Seeing the Serbian with a smile on his face after the toughest year of his career was another filip on a quite incredible day. Mitrovic could conceivably have been playing his football elsewhere this weekend had Scott Parker remained in the Craven Cottage dugout – such was the deterioration in their relationship as Fulham dropped out of the Premier League with a whimper as our most effective forward was considered an afterthought. Keeping Mitrovic in SW6 was the most pressing matter in Marco Silva’s in-tray this summer and, on yesterday’s evidence, the new head coach has revitalised our talisman.

This was most clearly illustrated in the way that Mitrovic created Fulham’s fifth in the final minute of added time. He spun in possession just short of the halfway line and released Ivan Cavaleiro down the left flank with a glorious switch of play that Bobby Decordova-Reid, the visitors’ assister-in-chief yesterday, would have been proud of. The creative side of the Serbian’s game is sometimes overlooked given his astonishing goalscoring record but, as well as occupying centre backs throughout, Mitrovic is adept at fashioning opportunities for his team-mates. He looked hungry at Huddersfield – and that can only be a good thing as Fulham plot a path out of the Championship.

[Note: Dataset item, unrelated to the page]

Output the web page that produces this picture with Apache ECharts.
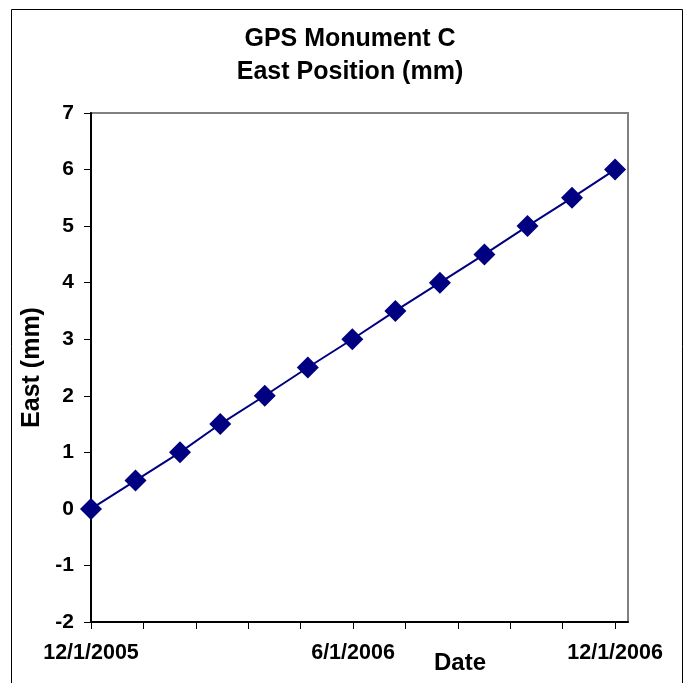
<!DOCTYPE html>
<html>
<head>
<meta charset="utf-8">
<script src="https://cdn.jsdelivr.net/npm/echarts@6/dist/echarts.min.js"></script>
<style>
html,body{margin:0;padding:0;background:#fff;}
#chart{width:686px;height:683px;}
</style>
</head>
<body>
<div id="chart"></div>
<script>
// ---- data ----
var titleLines = ['GPS Monument C', 'East Position (mm)'];
var dates = ['2005-12-01','2006-01-01','2006-02-01','2006-03-01','2006-04-01','2006-05-01','2006-06-01',
             '2006-07-01','2006-08-01','2006-09-01','2006-10-01','2006-11-01','2006-12-01'];
var eastValues = [0, 0.5, 1.0, 1.5, 2.0, 2.5, 3.0, 3.5, 4.0, 4.5, 5.0, 5.5, 6.0];
var xTickLabels = ['12/1/2005', '6/1/2006', '12/1/2006'];
var xLabelDays = [0, 182.5, 365];
var xTickDays = [0, 36.5, 73, 109.5, 146, 182.5, 219, 255.5, 292, 328.5, 365];
var yAxisName = 'East (mm)';
var xAxisName = 'Date';

// ---- build ----
var originDate = Date.UTC(2005, 11, 1);
function dayOffset(s) {
  var p = s.split('-');
  return (Date.UTC(+p[0], +p[1] - 1, +p[2]) - originDate) / 86400000;
}
var seriesData = dates.map(function (d, i) { return [dayOffset(d), eastValues[i]]; });

var FONT = 'Liberation Sans, Arial, sans-serif';
var chart = echarts.init(document.getElementById('chart'), null, {renderer: 'canvas'});
chart.setOption({
  backgroundColor: '#ffffff',
  animation: false,
  title: {
    text: titleLines.join('\n'),
    left: 350,
    top: 23,
    padding: 0,
    textAlign: 'center',
    textStyle: {fontFamily: FONT, fontWeight: 'bold', fontSize: 25, lineHeight: 33, color: '#000'}
  },
  graphic: [
    {type: 'rect', shape: {x: 11.5, y: 9.5, width: 671, height: 690}, style: {fill: 'none', stroke: '#000', lineWidth: 1}, silent: true, z: -1},
    {type: 'text', left: 434, top: 651, style: {text: xAxisName, fontFamily: FONT, fontWeight: 'bold', fontSize: 24, fill: '#000'}}
  ],
  grid: {
    left: 91, top: 113, width: 537, height: 509,
    show: true, borderColor: '#808080', borderWidth: 2, backgroundColor: 'transparent'
  },
  xAxis: {
    type: 'value',
    min: 0,
    max: 374,
    splitLine: {show: false},
    axisLine: {show: true, onZero: false, lineStyle: {color: '#000', width: 2}},
    axisTick: {show: true, inside: false, length: 7, lineStyle: {color: '#000', width: 1}, customValues: xTickDays},
    axisLabel: {
      customValues: xLabelDays,
      margin: 20,
      fontFamily: FONT, fontWeight: 'bold', fontSize: 21.5, color: '#000',
      formatter: function (v) {
        var i = xLabelDays.indexOf(v);
        return i >= 0 ? xTickLabels[i] : '';
      }
    }
  },
  yAxis: {
    type: 'value',
    min: -2,
    max: 7,
    interval: 1,
    name: yAxisName,
    nameLocation: 'middle',
    nameRotate: 90,
    nameGap: 41,
    nameTextStyle: {fontFamily: FONT, fontWeight: 'bold', fontSize: 25, color: '#000'},
    splitLine: {show: false},
    axisLine: {show: true, onZero: false, lineStyle: {color: '#000', width: 2}},
    axisTick: {show: true, inside: false, length: 7, lineStyle: {color: '#000', width: 1}},
    axisLabel: {margin: 17, fontFamily: FONT, fontWeight: 'bold', fontSize: 21, color: '#000'}
  },
  series: [{
    type: 'line',
    data: seriesData,
    symbol: 'diamond',
    symbolSize: 22,
    showAllSymbol: true,
    clip: false,
    lineStyle: {color: '#000080', width: 2},
    itemStyle: {color: '#000080', borderWidth: 0}
  }]
});
</script>
</body>
</html>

Silva’s reshaping of this Fulham side as an attacking force will only serve to benefit Mitrovic, who has been starved of the sort of service he thrives upon in the past eighteen months. The hope, of course, is that he can replicate the sort of blistering form that delivered 26 goals in a Parker side that was far more ponderous by comparison. The early signs after one of the all-time great Fulham away days look pretty promising. Mitrovic’s all-round game looks in very good nick. Championship centre backs will be terrified.